* GOAL *
Give an exact transcription of every line, dropping the images.

* STORED DATA *

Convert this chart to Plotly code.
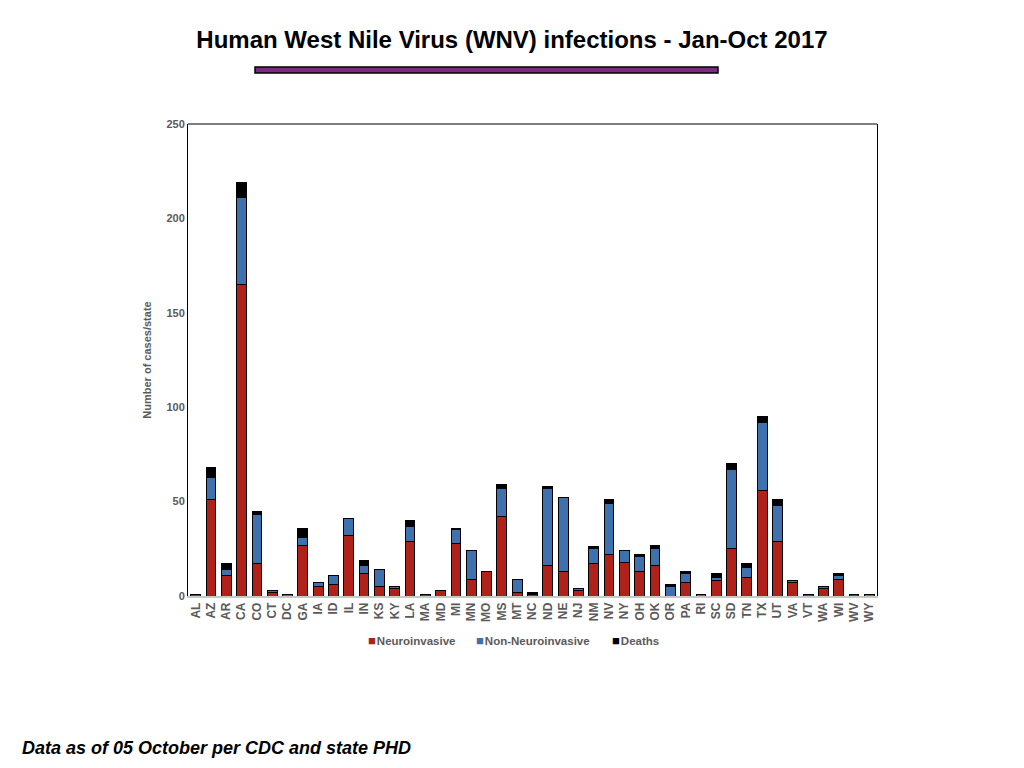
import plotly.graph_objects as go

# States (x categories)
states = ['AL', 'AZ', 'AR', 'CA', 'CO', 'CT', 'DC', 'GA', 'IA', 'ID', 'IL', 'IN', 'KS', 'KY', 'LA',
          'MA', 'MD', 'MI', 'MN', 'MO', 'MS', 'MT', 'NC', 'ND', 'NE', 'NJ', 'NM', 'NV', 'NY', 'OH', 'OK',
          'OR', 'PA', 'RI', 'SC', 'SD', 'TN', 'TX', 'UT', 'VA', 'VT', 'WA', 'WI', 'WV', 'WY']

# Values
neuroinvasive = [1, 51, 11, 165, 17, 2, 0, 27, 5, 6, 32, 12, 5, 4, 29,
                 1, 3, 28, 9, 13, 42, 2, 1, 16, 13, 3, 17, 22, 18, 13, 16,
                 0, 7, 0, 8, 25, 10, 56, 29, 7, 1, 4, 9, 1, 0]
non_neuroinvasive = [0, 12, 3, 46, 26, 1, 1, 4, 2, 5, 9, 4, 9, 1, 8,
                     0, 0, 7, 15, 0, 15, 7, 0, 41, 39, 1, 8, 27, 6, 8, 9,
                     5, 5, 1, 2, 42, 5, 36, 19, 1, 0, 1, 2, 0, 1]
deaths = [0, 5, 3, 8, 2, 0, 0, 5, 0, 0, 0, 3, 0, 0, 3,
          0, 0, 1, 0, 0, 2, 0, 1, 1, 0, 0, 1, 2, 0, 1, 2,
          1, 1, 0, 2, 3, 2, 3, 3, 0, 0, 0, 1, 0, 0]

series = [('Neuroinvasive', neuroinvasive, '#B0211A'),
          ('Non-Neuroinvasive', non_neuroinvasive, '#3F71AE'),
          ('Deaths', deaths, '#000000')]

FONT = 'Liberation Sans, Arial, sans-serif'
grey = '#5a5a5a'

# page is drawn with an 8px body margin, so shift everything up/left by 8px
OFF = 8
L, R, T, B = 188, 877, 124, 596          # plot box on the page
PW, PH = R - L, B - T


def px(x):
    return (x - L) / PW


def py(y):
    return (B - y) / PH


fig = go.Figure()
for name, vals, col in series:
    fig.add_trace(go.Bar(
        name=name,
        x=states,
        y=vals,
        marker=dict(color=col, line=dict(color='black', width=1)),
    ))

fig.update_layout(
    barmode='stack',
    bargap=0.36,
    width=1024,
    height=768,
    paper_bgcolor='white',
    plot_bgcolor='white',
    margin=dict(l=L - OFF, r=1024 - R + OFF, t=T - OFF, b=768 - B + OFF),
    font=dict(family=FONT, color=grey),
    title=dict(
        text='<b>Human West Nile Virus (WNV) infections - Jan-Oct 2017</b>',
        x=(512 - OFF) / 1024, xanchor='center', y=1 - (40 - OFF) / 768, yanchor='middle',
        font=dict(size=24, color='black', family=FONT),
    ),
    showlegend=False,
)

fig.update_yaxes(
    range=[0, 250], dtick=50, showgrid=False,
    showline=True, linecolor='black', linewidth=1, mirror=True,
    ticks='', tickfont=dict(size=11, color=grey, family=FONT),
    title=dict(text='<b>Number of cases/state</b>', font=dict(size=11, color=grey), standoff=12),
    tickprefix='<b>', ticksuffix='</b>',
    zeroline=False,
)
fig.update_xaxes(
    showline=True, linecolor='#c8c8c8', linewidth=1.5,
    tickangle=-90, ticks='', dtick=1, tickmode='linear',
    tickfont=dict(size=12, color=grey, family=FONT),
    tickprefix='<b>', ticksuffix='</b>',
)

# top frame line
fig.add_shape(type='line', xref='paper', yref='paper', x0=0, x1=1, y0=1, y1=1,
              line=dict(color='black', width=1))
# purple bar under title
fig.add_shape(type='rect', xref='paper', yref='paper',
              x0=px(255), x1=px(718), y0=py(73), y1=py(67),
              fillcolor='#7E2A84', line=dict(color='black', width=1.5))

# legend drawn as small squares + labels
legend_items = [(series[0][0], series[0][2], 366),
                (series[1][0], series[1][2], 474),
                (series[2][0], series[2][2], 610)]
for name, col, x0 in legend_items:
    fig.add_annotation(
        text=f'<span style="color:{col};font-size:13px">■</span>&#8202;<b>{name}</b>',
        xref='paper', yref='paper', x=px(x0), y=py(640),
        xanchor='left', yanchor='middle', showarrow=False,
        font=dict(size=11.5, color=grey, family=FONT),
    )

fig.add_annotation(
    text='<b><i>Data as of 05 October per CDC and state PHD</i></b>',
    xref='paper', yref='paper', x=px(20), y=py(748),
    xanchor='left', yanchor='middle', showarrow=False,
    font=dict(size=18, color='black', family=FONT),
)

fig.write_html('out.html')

* OUTPUT FOR THIS EXERCISE *
Convert this chart to Plotly code.
import plotly.graph_objects as go

# States (x categories)
states = ['AL', 'AZ', 'AR', 'CA', 'CO', 'CT', 'DC', 'GA', 'IA', 'ID', 'IL', 'IN', 'KS', 'KY', 'LA',
          'MA', 'MD', 'MI', 'MN', 'MO', 'MS', 'MT', 'NC', 'ND', 'NE', 'NJ', 'NM', 'NV', 'NY', 'OH', 'OK',
          'OR', 'PA', 'RI', 'SC', 'SD', 'TN', 'TX', 'UT', 'VA', 'VT', 'WA', 'WI', 'WV', 'WY']

# Values
neuroinvasive = [1, 51, 11, 165, 17, 2, 0, 27, 5, 6, 32, 12, 5, 4, 29,
                 1, 3, 28, 9, 13, 42, 2, 1, 16, 13, 3, 17, 22, 18, 13, 16,
                 0, 7, 0, 8, 25, 10, 56, 29, 7, 1, 4, 9, 1, 0]
non_neuroinvasive = [0, 12, 3, 46, 26, 1, 1, 4, 2, 5, 9, 4, 9, 1, 8,
                     0, 0, 7, 15, 0, 15, 7, 0, 41, 39, 1, 8, 27, 6, 8, 9,
                     5, 5, 1, 2, 42, 5, 36, 19, 1, 0, 1, 2, 0, 1]
deaths = [0, 5, 3, 8, 2, 0, 0, 5, 0, 0, 0, 3, 0, 0, 3,
          0, 0, 1, 0, 0, 2, 0, 1, 1, 0, 0, 1, 2, 0, 1, 2,
          1, 1, 0, 2, 3, 2, 3, 3, 0, 0, 0, 1, 0, 0]

series = [('Neuroinvasive', neuroinvasive, '#B0211A'),
          ('Non-Neuroinvasive', non_neuroinvasive, '#3F71AE'),
          ('Deaths', deaths, '#000000')]

FONT = 'Liberation Sans, Arial, sans-serif'
grey = '#5a5a5a'

# page is drawn with an 8px body margin, so shift everything up/left by 8px
OFF = 8
L, R, T, B = 188, 877, 124, 596          # plot box on the page
PW, PH = R - L, B - T


def px(x):
    return (x - L) / PW


def py(y):
    return (B - y) / PH


fig = go.Figure()
for name, vals, col in series:
    fig.add_trace(go.Bar(
        name=name,
        x=states,
        y=vals,
        marker=dict(color=col, line=dict(color='black', width=1)),
    ))

fig.update_layout(
    barmode='stack',
    bargap=0.36,
    width=1024,
    height=768,
    paper_bgcolor='white',
    plot_bgcolor='white',
    margin=dict(l=L - OFF, r=1024 - R + OFF, t=T - OFF, b=768 - B + OFF),
    font=dict(family=FONT, color=grey),
    title=dict(
        text='<b>Human West Nile Virus (WNV) infections - Jan-Oct 2017</b>',
        x=(512 - OFF) / 1024, xanchor='center', y=1 - (40 - OFF) / 768, yanchor='middle',
        font=dict(size=24, color='black', family=FONT),
    ),
    showlegend=False,
)

fig.update_yaxes(
    range=[0, 250], dtick=50, showgrid=False,
    showline=True, linecolor='black', linewidth=1, mirror=True,
    ticks='', tickfont=dict(size=11, color=grey, family=FONT),
    title=dict(text='<b>Number of cases/state</b>', font=dict(size=11, color=grey), standoff=12),
    tickprefix='<b>', ticksuffix='</b>',
    zeroline=False,
)
fig.update_xaxes(
    showline=True, linecolor='#c8c8c8', linewidth=1.5,
    tickangle=-90, ticks='', dtick=1, tickmode='linear',
    tickfont=dict(size=12, color=grey, family=FONT),
    tickprefix='<b>', ticksuffix='</b>',
)

# top frame line
fig.add_shape(type='line', xref='paper', yref='paper', x0=0, x1=1, y0=1, y1=1,
              line=dict(color='black', width=1))
# purple bar under title
fig.add_shape(type='rect', xref='paper', yref='paper',
              x0=px(255), x1=px(718), y0=py(73), y1=py(67),
              fillcolor='#7E2A84', line=dict(color='black', width=1.5))

# legend drawn as small squares + labels
legend_items = [(series[0][0], series[0][2], 366),
                (series[1][0], series[1][2], 474),
                (series[2][0], series[2][2], 610)]
for name, col, x0 in legend_items:
    fig.add_annotation(
        text=f'<span style="color:{col};font-size:13px">■</span>&#8202;<b>{name}</b>',
        xref='paper', yref='paper', x=px(x0), y=py(640),
        xanchor='left', yanchor='middle', showarrow=False,
        font=dict(size=11.5, color=grey, family=FONT),
    )

fig.add_annotation(
    text='<b><i>Data as of 05 October per CDC and state PHD</i></b>',
    xref='paper', yref='paper', x=px(20), y=py(748),
    xanchor='left', yanchor='middle', showarrow=False,
    font=dict(size=18, color='black', family=FONT),
)

fig.write_html('out.html')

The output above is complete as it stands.